- Residents want to play a part in Kingston's development
Arthur Hall, Senior Staff Reporter
THE PLANNED rebirth of downtown Kingston is starting to take shape with several buildings being refurbished and new ones going up, but it seems that some key stakeholders are being left out of the planning.
Several residents of the communities which make up downtown Kingston say they are unaware of the plans for the redevelopment of the city and they feel disrespected.
According to the residents, on the few occasions when they are given any information, they are told what is going to be done and never asked what they would like to see done.
"I have been living downtown since 1971, and I don't know what they are planning," declared Chester Lee who was one of a number of residents participating in a recent Gleaner Editors' Forum at the Duke Street United Church.
According to Lee, "In the 1970s, downtown was very popular with people enjoying nightlife and getting jobs, and I would like to see that come back, but they have not said what is going to happen."

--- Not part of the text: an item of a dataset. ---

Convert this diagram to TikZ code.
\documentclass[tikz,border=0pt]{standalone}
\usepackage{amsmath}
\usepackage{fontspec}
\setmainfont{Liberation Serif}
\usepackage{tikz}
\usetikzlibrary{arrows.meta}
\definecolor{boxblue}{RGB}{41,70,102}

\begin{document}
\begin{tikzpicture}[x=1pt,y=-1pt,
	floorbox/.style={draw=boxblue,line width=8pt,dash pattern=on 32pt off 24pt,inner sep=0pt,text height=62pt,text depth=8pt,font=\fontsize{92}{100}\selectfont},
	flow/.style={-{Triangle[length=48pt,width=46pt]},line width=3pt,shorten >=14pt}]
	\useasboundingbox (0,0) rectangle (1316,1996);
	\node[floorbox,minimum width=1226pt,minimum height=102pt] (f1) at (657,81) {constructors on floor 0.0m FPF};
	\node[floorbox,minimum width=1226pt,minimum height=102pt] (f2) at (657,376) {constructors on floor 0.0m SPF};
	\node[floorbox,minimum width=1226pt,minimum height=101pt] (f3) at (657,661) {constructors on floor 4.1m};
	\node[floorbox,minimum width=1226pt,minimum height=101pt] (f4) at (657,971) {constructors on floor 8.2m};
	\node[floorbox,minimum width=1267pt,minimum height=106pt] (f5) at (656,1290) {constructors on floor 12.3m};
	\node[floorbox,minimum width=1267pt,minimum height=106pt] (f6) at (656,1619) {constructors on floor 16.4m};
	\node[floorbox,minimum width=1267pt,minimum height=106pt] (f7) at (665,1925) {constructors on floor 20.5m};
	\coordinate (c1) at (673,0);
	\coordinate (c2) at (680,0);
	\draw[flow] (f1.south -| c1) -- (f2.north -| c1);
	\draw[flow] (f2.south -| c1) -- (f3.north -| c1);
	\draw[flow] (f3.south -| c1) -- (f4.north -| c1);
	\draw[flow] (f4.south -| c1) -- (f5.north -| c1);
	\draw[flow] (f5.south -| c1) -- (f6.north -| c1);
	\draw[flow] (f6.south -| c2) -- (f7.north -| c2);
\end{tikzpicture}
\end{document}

"I heard about the restoration of downtown Kingston years ago before it became this grand idea ... , but I don't think a lot of the people are aware of the implications for them," said Eniola Davis, the pastor at the Duke Street United Church.
"Restoration carries with it an implication. What are you restoring to? What new ideas are going to be implemented? How will it impact the lives of the people who could be affected?" asked Davis.

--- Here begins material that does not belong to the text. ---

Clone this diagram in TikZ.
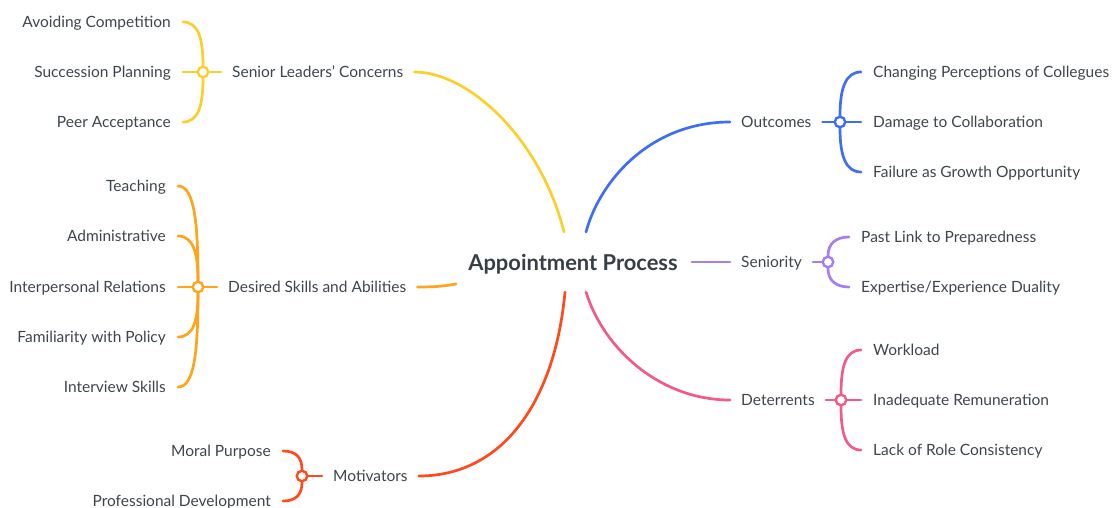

Elaine Christie does not live in downtown Kingston, but she works and worships in the area and heard about the plans for the redevelopment during a community forum put on by her church last year.

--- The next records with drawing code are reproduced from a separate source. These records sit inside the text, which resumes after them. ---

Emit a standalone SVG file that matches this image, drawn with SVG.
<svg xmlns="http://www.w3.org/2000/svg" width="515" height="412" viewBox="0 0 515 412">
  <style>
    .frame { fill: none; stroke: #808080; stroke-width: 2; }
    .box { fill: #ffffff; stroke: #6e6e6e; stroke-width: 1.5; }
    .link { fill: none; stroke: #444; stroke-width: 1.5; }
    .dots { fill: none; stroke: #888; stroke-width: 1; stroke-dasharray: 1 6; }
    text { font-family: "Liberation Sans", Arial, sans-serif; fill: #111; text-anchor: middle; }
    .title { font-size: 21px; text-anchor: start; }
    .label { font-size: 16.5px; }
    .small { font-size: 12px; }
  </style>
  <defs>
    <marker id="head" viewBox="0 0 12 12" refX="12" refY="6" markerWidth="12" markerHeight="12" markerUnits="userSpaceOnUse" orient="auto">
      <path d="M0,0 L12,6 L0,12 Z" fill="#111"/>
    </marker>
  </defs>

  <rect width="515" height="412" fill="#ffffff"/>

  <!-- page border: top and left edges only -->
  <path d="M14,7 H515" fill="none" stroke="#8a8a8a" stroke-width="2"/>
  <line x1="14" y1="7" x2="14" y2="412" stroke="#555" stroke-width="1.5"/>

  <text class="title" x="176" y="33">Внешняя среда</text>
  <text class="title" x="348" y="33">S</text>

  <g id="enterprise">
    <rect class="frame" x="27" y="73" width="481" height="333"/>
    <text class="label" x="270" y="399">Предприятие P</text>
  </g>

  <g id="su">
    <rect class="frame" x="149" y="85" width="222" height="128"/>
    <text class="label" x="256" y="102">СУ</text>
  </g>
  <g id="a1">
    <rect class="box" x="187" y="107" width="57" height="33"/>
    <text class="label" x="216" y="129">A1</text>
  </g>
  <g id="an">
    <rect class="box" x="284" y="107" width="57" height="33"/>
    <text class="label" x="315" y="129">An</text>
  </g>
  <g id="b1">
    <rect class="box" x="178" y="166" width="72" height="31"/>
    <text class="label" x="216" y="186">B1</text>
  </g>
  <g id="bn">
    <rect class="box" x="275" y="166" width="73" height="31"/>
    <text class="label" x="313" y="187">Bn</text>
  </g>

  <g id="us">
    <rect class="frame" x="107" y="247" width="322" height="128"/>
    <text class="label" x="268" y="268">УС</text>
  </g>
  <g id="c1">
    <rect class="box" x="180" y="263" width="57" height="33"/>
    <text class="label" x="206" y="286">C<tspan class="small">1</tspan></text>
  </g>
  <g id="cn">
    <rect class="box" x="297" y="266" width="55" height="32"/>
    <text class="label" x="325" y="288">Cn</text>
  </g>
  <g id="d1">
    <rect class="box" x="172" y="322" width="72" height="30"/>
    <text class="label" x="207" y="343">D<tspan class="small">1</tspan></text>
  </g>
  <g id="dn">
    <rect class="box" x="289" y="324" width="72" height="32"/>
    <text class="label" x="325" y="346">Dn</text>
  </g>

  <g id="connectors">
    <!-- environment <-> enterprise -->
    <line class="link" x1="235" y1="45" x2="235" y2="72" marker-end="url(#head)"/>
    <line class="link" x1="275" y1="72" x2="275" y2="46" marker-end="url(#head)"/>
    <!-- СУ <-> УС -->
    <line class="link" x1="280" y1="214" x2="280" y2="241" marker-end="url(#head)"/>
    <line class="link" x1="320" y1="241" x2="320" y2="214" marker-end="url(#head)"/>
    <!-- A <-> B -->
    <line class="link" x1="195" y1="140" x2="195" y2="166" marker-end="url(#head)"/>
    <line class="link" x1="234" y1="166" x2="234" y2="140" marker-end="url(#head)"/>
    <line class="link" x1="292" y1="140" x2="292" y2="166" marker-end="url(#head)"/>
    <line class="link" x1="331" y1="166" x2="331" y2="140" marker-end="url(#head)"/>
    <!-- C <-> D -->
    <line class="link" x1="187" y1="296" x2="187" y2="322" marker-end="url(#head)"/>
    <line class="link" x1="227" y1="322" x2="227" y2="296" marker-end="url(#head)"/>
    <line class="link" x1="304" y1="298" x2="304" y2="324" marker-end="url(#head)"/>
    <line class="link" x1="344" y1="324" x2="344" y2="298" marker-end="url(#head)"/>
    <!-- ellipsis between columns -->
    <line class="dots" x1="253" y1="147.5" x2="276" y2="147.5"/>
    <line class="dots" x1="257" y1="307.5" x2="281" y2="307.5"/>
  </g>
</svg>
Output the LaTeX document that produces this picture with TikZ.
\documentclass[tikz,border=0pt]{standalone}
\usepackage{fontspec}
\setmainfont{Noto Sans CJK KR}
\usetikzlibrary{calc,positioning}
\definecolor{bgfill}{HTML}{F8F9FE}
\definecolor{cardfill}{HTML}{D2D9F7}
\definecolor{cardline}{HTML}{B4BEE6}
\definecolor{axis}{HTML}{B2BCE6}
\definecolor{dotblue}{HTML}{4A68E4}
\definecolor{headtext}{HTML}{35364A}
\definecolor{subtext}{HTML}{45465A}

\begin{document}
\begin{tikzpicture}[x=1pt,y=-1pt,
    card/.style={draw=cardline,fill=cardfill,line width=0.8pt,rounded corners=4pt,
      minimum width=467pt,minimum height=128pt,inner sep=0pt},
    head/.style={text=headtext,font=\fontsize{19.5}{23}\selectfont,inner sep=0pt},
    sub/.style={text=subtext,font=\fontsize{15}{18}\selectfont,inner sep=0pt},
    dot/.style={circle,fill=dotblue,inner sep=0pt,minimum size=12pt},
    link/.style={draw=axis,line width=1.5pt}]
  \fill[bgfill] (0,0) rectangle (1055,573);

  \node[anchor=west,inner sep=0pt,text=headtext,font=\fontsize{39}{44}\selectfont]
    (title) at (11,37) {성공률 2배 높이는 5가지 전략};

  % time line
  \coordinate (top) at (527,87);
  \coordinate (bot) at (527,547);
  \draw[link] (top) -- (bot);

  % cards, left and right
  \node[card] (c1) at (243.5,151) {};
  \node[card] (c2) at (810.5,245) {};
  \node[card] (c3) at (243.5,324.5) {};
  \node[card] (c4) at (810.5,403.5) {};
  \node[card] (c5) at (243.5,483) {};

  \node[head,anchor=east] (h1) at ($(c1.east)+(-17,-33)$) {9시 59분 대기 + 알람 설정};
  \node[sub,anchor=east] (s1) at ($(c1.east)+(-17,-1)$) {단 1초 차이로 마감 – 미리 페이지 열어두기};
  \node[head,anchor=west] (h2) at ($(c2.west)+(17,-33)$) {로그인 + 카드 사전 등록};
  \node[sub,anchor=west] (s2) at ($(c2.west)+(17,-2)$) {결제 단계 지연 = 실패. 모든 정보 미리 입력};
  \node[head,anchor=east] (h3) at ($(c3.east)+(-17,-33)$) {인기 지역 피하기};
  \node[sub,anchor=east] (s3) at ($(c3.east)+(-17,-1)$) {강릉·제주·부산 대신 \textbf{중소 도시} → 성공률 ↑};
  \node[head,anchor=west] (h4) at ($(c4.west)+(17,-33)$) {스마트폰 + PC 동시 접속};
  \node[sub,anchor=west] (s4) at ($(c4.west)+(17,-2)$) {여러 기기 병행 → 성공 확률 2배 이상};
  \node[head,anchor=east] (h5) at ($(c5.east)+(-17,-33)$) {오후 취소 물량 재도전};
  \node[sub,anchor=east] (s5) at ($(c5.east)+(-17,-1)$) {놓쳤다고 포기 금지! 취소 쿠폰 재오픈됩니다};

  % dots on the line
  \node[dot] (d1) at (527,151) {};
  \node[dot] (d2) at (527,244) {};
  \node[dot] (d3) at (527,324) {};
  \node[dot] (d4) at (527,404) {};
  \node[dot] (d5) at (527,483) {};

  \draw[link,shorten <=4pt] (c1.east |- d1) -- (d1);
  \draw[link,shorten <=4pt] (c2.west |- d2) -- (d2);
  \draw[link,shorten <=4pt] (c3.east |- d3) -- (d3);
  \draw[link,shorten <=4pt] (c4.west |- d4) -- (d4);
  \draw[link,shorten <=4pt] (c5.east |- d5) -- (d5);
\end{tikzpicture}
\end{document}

"After the gentleman from the UDC (Urban Development Corporation) spoke about the redevelopment, there were a number of questions, and it is clear that you can't move people if you don't know where they are going," said Christie.
Engage the residents
"Just as how they go around at election time and have meetings all over the place, they need to do that with the community members. They need to meet the people where they are and hear from them because the people are willing to tell them," said Christie.
She was supported by other residents who have fears about how the rebirth will affect the housing arrangements.
"I only hear on the streets that them going to create new jobs and new businesses will be coming, but the living downtown, I don't know how that will go," declared Raymond Vernon, who lives in nearby Denham Town.
"If dem going to develop downtown, I want to know what them going to do about the ghetto areas," added Vernon.
For taxi operator Delroy Reid, the dislocation associated with the redevelopment is already a reality.
He is one of approximately 50 squatters on a government property on Beeston Street who have been given 90 days to leave as the property is being sold as part of the rebirth of the city.
"Them need to look at where people going to live ... . A lot of people live in government buildings, and dem a go want the building dem, so dem have to look somewhere for people to live," Reid argued.
That is a concern shared by Davis, who has a long association with downtown Kingston and who ministers daily to residents who could be dislocated.
"There needs to be a proper planning and an outline of where the people are going to live," Davis said, as he noted that a real development plan has not been presented to the people.
The redevelopment is being led by the UDC, the Kingston Restoration Company (KRC) and the Kingston and St Andrew Corporation.
Head of the KRC, Morin Seymour, has long been an advocate for the rebirth of the city and he accepts that not enough has been said to the residents.
But Seymour argues that getting information to the general public is the job of the UDC, which has been in limbo since the change of government in December.
"I have been talking to the people, but it needs the UDC board to be appointed and decisions made and communicated to the general public," said Seymour.